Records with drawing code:
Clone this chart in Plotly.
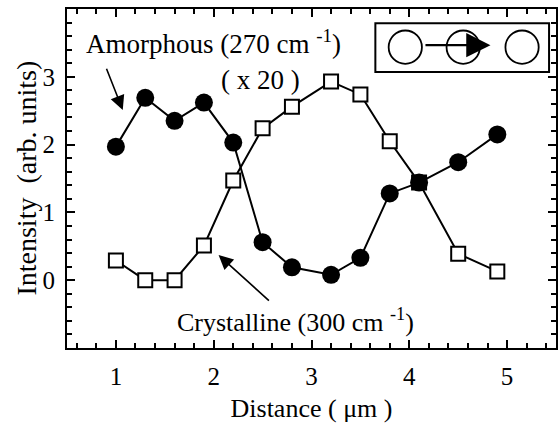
import plotly.graph_objects as go

# Data
distance = [1.0, 1.3, 1.6, 1.9, 2.2, 2.5, 2.8, 3.2, 3.5, 3.8, 4.1, 4.5, 4.9]
amorphous = [1.97, 2.69, 2.35, 2.62, 2.03, 0.56, 0.19, 0.08, 0.33, 1.28, 1.44, 1.74, 2.15]
crystalline = [0.29, 0.0, 0.0, 0.51, 1.47, 2.24, 2.56, 2.93, 2.74, 2.05, 1.44, 0.39, 0.13]
x_ticks = [1, 2, 3, 4, 5]
y_ticks = [0, 1, 2, 3]

FONT = "Liberation Serif"

fig = go.Figure()
fig.add_trace(go.Scatter(
    x=distance, y=crystalline, mode="lines+markers",
    line=dict(color="black", width=2),
    marker=dict(symbol="square", size=14, color="white",
                line=dict(color="black", width=2)),
    showlegend=False, cliponaxis=False))
fig.add_trace(go.Scatter(
    x=distance, y=amorphous, mode="lines+markers",
    line=dict(color="black", width=2),
    marker=dict(symbol="circle", size=18, color="black",
                line=dict(color="black", width=0)),
    showlegend=False, cliponaxis=False))

axis_common = dict(
    showline=True, linecolor="black", linewidth=2, mirror="ticks",
    ticks="inside", ticklen=8, tickwidth=1.5, tickcolor="black",
    showgrid=False, zeroline=False, automargin=False,
    tickfont=dict(family=FONT, size=25, color="black"),
)

fig.update_xaxes(
    range=[0.5, 5.5], tickvals=x_ticks, ticklabelstandoff=5,
    minor=dict(dtick=0.2, tick0=0, ticks="inside", ticklen=5,
               tickwidth=1.5, tickcolor="black", showgrid=False),
    title=dict(text="Distance ( μm )", font=dict(family=FONT, size=26, color="black"),
               standoff=10),
    **axis_common)
fig.update_yaxes(
    range=[-1, 4], tickvals=y_ticks, ticklabelstandoff=5,
    minor=dict(dtick=0.2, tick0=0, ticks="inside", ticklen=5,
               tickwidth=1.5, tickcolor="black", showgrid=False),
    **axis_common)

afont = dict(family=FONT, size=27, color="black")
annotations = [
    dict(xref="paper", yref="paper", x=-0.0837, y=0.5, xanchor="center", yanchor="middle",
         text="Intensity  (arb. units)", textangle=-90, showarrow=False,
         font=dict(family=FONT, size=28, color="black")),
    dict(x=2.0, y=3.51, text="Amorphous (270 cm <sup>-1</sup>)", showarrow=False, font=afont),
    dict(x=2.48, y=2.95, text="( x 20 )", showarrow=False, font=afont),
    dict(x=2.837, y=-0.59, text="Crystalline (300 cm <sup>-1</sup>)", showarrow=False,
         font=dict(family=FONT, size=26, color="black")),
    dict(x=1.07, y=2.51, ax=0.898, ay=3.14, axref="x", ayref="y", text="",
         showarrow=True, arrowhead=2, arrowsize=1.8, arrowwidth=1.6, arrowcolor="black"),
    dict(x=2.05, y=0.37, ax=2.58, ay=-0.32, axref="x", ayref="y", text="",
         showarrow=True, arrowhead=2, arrowsize=1.8, arrowwidth=1.6, arrowcolor="black"),
    dict(x=4.83, y=3.466, ax=4.15, ay=3.466, axref="x", ayref="y", text="",
         showarrow=True, arrowhead=2, arrowsize=2.2, arrowwidth=2.2, arrowcolor="black"),
]
fig.update_layout(annotations=annotations)

# Inset schematic
shapes = [dict(type="rect", xref="x", yref="y", x0=3.653, x1=5.429, y0=3.07, y1=3.79,
               line=dict(color="black", width=2))]
rx, ry = 0.170, 0.246
for cx in [3.959, 4.551, 5.153]:
    shapes.append(dict(type="circle", xref="x", yref="y",
                       x0=cx - rx, x1=cx + rx, y0=3.437 - ry, y1=3.437 + ry,
                       line=dict(color="black", width=1.8)))
fig.update_layout(shapes=shapes)

fig.update_layout(
    width=558, height=431,
    margin=dict(l=67, r=2, t=9, b=83),
    plot_bgcolor="white", paper_bgcolor="white",
)

fig.write_html("out.html", config={"displayModeBar": False},
               post_script="document.body.style.margin='0';document.body.style.overflow='hidden';")
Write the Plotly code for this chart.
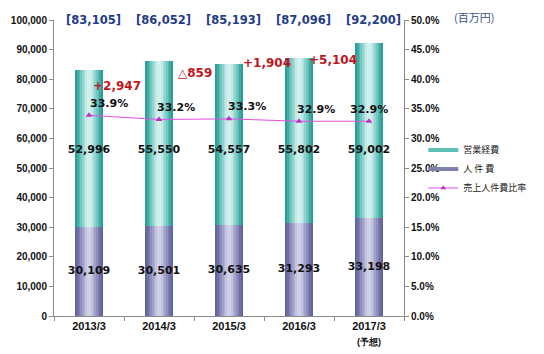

Goal :: From the first line of the material down to the line containing "import plotly.graph_objects as go", inclusive, return each line exactly, skipping any picture.

Task answer ::
Clone this chart in Plotly.
import plotly.graph_objects as go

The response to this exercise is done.